● **Problem to work on**:
Below are some records. Output the lines from the first one through the line that holds "plt.rcParams['font.family'] = ['Liberation", exactly as written, with no pictures.

## start Extracted entries

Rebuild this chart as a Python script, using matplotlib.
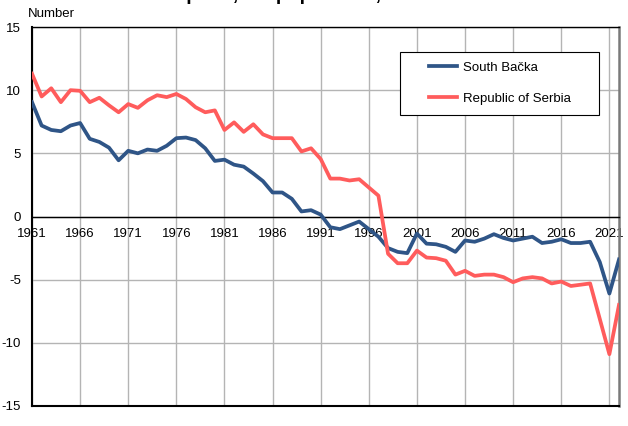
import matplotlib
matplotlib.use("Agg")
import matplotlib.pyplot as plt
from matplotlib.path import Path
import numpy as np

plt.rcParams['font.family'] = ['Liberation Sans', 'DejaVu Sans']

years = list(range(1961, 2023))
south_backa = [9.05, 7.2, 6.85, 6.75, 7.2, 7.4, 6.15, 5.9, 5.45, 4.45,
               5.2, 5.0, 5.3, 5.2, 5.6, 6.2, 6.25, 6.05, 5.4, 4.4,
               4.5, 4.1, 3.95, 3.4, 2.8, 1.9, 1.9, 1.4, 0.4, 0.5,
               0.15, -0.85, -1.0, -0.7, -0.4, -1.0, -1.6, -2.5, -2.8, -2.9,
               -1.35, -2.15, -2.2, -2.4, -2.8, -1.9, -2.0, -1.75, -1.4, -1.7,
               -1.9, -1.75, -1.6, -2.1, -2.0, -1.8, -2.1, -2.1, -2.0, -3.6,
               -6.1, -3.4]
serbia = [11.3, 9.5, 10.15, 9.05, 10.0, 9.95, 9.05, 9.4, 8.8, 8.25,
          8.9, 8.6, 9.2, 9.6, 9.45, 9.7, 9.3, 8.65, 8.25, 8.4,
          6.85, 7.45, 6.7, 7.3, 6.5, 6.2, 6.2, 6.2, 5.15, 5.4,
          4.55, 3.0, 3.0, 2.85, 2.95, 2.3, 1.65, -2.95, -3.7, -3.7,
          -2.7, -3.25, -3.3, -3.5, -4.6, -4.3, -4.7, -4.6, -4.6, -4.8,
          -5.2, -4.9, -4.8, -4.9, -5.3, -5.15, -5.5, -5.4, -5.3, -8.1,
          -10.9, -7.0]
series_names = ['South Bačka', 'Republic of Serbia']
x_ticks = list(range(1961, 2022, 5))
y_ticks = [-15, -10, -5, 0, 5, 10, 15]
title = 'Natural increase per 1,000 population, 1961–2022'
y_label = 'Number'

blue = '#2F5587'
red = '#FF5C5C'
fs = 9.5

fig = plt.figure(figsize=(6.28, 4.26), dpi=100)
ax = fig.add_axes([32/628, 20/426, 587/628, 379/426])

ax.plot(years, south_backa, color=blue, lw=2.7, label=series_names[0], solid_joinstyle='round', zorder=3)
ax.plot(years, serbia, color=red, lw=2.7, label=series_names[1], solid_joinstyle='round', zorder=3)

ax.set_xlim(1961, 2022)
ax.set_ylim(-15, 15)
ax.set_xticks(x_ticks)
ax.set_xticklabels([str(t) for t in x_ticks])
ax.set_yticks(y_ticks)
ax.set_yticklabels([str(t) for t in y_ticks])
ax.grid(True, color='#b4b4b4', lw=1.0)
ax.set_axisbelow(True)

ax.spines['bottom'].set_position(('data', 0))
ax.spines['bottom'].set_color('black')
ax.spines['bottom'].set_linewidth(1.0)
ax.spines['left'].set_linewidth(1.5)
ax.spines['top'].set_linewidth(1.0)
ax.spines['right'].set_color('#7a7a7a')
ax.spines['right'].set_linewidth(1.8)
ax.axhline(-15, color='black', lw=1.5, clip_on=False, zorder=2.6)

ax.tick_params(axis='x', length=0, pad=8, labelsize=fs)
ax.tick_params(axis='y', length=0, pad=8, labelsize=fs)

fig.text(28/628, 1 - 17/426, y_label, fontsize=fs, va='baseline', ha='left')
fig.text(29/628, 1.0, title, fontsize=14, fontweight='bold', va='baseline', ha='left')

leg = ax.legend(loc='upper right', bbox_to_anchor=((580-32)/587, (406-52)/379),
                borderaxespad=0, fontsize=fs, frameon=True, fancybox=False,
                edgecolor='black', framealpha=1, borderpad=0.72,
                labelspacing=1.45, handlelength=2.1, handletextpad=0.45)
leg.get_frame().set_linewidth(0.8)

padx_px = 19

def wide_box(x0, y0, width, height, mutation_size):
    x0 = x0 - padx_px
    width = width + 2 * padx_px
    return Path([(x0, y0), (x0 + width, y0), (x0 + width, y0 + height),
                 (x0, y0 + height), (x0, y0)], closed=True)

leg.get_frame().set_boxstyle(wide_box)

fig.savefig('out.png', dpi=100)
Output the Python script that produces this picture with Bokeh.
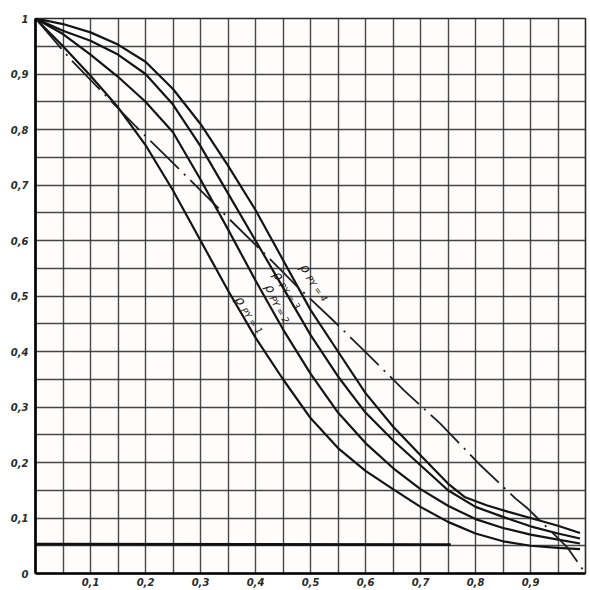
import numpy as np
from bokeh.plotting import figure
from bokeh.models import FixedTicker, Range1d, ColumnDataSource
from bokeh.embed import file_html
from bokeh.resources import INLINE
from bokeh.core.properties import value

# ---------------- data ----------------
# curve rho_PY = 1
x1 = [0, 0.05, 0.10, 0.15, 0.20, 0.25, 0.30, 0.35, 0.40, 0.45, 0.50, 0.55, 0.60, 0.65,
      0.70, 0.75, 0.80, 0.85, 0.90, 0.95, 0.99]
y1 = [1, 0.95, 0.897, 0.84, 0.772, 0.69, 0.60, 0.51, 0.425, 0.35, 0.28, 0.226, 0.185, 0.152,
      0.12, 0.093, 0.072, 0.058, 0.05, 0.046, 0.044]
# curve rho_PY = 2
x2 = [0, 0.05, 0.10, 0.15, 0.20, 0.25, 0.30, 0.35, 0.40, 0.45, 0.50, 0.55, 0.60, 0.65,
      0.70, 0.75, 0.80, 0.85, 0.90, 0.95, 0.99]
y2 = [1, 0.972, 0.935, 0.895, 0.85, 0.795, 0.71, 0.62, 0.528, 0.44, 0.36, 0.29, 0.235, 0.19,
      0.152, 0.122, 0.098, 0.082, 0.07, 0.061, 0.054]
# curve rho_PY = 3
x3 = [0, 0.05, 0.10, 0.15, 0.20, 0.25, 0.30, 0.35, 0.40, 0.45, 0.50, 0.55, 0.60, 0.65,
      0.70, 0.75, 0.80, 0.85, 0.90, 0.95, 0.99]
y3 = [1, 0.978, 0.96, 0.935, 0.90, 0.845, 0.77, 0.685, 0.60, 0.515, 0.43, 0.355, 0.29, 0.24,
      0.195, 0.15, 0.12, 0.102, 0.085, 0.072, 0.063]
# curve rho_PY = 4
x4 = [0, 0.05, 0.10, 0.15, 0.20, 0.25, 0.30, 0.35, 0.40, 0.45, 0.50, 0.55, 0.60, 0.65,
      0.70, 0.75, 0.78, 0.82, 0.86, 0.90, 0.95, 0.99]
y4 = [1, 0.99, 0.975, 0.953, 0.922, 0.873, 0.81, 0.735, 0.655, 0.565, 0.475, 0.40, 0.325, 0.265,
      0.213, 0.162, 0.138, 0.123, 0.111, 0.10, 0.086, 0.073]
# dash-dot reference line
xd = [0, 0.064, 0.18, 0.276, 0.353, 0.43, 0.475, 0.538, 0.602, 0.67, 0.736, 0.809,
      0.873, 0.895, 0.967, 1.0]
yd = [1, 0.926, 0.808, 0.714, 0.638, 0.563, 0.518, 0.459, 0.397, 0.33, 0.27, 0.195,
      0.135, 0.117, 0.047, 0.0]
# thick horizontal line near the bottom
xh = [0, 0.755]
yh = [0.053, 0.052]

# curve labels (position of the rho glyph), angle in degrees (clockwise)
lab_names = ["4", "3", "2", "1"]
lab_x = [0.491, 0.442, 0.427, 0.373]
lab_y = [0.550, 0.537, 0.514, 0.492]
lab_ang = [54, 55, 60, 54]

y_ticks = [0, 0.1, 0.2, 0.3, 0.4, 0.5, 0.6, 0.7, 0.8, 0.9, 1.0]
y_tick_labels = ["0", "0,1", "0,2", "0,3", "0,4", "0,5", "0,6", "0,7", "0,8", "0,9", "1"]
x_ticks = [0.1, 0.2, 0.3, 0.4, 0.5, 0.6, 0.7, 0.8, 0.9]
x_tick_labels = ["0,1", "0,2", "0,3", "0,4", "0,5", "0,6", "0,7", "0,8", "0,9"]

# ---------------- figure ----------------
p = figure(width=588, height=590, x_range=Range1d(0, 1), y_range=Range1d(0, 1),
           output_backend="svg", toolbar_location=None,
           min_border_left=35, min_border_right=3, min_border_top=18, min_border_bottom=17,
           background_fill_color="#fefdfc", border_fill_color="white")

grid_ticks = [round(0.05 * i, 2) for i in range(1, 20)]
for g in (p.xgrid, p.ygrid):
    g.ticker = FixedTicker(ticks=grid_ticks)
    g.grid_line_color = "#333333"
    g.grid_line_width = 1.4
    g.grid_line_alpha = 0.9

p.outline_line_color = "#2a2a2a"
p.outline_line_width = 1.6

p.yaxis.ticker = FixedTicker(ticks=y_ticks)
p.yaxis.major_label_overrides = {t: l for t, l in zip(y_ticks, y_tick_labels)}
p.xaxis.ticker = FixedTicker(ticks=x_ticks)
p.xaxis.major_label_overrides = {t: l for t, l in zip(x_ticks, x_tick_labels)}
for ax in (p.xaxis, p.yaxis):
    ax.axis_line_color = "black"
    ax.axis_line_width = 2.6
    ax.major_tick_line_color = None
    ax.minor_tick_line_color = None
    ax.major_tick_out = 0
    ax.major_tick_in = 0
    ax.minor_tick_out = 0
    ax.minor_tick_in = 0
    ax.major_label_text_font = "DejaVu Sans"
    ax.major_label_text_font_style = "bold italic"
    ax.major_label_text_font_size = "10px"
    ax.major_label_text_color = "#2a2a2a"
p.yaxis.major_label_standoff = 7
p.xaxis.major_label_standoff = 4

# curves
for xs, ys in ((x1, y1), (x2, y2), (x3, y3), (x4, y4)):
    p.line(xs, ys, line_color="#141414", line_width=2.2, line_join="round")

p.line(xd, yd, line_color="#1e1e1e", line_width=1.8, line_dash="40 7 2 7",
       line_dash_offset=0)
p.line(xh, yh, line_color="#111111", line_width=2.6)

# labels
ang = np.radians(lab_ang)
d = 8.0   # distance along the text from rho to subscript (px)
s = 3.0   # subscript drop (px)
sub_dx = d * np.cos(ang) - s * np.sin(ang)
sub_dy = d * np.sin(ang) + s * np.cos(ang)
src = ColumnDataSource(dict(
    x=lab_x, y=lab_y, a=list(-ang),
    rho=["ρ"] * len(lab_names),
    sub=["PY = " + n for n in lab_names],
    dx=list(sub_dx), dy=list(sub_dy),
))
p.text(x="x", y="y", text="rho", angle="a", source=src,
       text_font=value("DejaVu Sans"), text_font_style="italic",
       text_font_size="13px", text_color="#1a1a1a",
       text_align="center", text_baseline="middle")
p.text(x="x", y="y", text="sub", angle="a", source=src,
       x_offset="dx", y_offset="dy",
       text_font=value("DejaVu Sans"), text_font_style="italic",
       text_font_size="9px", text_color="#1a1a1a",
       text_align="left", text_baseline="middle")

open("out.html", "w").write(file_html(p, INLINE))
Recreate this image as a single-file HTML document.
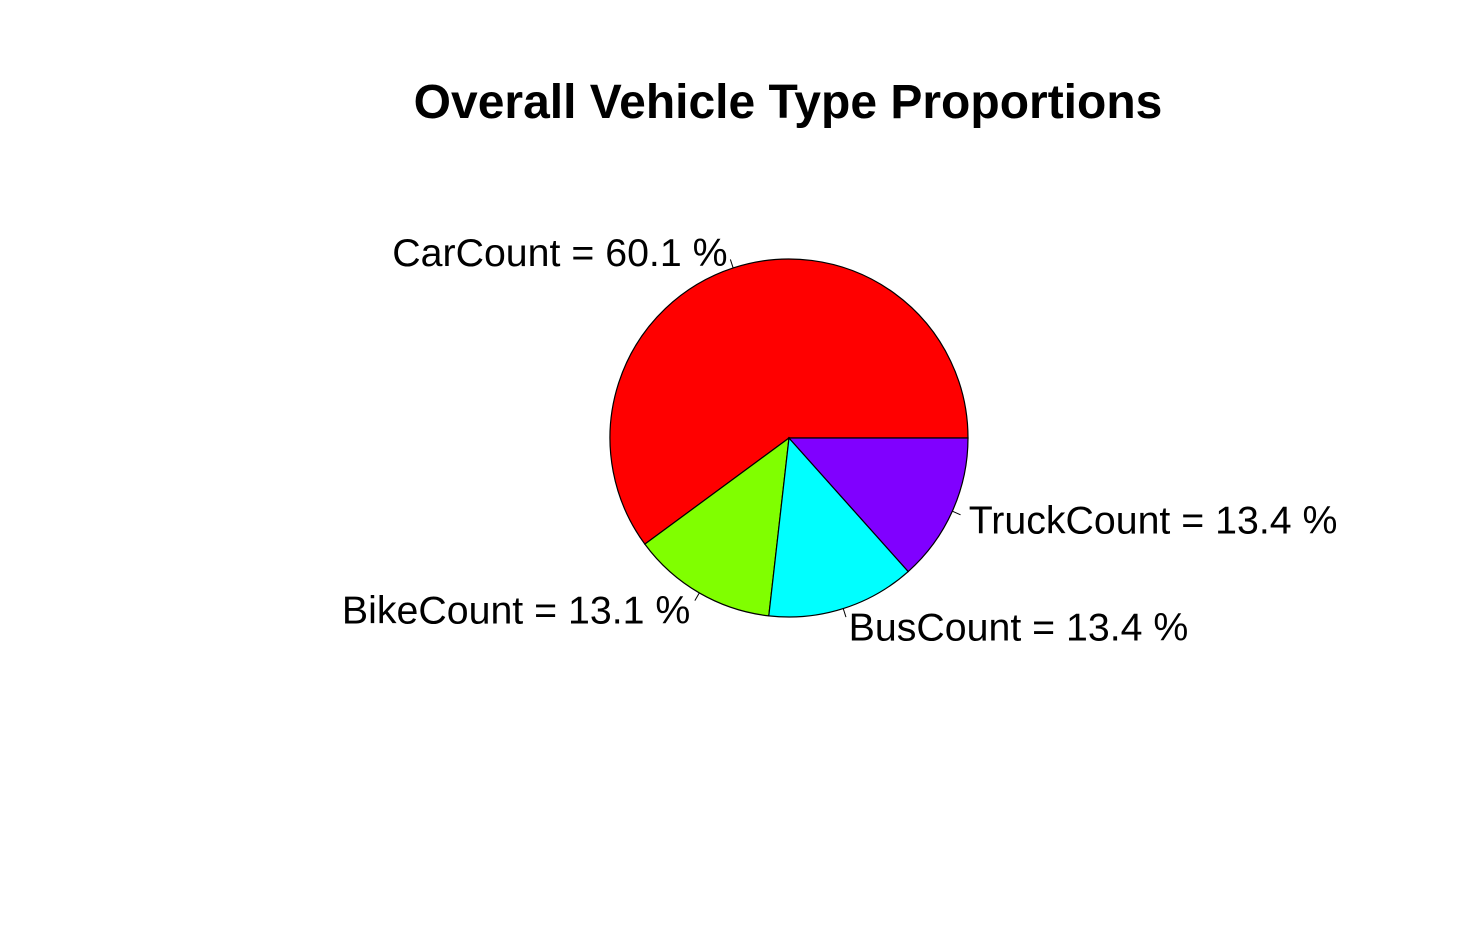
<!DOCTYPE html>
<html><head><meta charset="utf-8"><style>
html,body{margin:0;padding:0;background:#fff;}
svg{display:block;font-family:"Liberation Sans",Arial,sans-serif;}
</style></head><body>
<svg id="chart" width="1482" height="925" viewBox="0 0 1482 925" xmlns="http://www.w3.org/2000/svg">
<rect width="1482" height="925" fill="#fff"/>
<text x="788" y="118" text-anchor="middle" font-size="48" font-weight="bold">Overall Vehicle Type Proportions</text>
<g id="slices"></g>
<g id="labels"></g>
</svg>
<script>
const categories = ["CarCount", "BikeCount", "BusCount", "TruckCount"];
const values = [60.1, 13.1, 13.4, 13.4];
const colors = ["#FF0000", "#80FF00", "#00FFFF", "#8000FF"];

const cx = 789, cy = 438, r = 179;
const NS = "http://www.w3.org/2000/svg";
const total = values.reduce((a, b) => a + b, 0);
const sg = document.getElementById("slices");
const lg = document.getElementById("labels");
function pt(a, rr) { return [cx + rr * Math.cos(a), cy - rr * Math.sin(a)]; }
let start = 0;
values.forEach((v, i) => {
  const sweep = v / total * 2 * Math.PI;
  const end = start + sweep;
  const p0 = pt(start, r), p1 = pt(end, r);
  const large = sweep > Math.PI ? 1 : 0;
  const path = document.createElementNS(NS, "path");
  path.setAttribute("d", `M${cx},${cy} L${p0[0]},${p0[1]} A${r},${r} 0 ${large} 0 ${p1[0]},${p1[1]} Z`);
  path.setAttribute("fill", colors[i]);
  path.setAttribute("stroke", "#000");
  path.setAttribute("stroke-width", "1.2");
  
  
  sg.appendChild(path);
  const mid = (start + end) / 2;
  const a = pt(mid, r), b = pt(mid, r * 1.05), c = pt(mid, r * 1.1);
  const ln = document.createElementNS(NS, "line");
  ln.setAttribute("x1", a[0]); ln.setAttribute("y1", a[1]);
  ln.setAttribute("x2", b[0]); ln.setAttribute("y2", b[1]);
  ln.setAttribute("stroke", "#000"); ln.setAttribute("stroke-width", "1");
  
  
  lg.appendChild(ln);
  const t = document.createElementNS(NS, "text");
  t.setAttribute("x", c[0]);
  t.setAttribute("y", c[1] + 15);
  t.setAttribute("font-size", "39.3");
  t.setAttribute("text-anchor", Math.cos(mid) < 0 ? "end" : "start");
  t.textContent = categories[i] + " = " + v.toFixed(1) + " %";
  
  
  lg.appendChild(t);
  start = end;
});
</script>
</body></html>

## end Extracted entries

● **Written answer**:
Rebuild this chart as a Python script, using matplotlib.
import matplotlib
matplotlib.use("Agg")
import matplotlib.pyplot as plt
from matplotlib.path import Path
import numpy as np

plt.rcParams['font.family'] = ['Liberation Sans', 'DejaVu Sans']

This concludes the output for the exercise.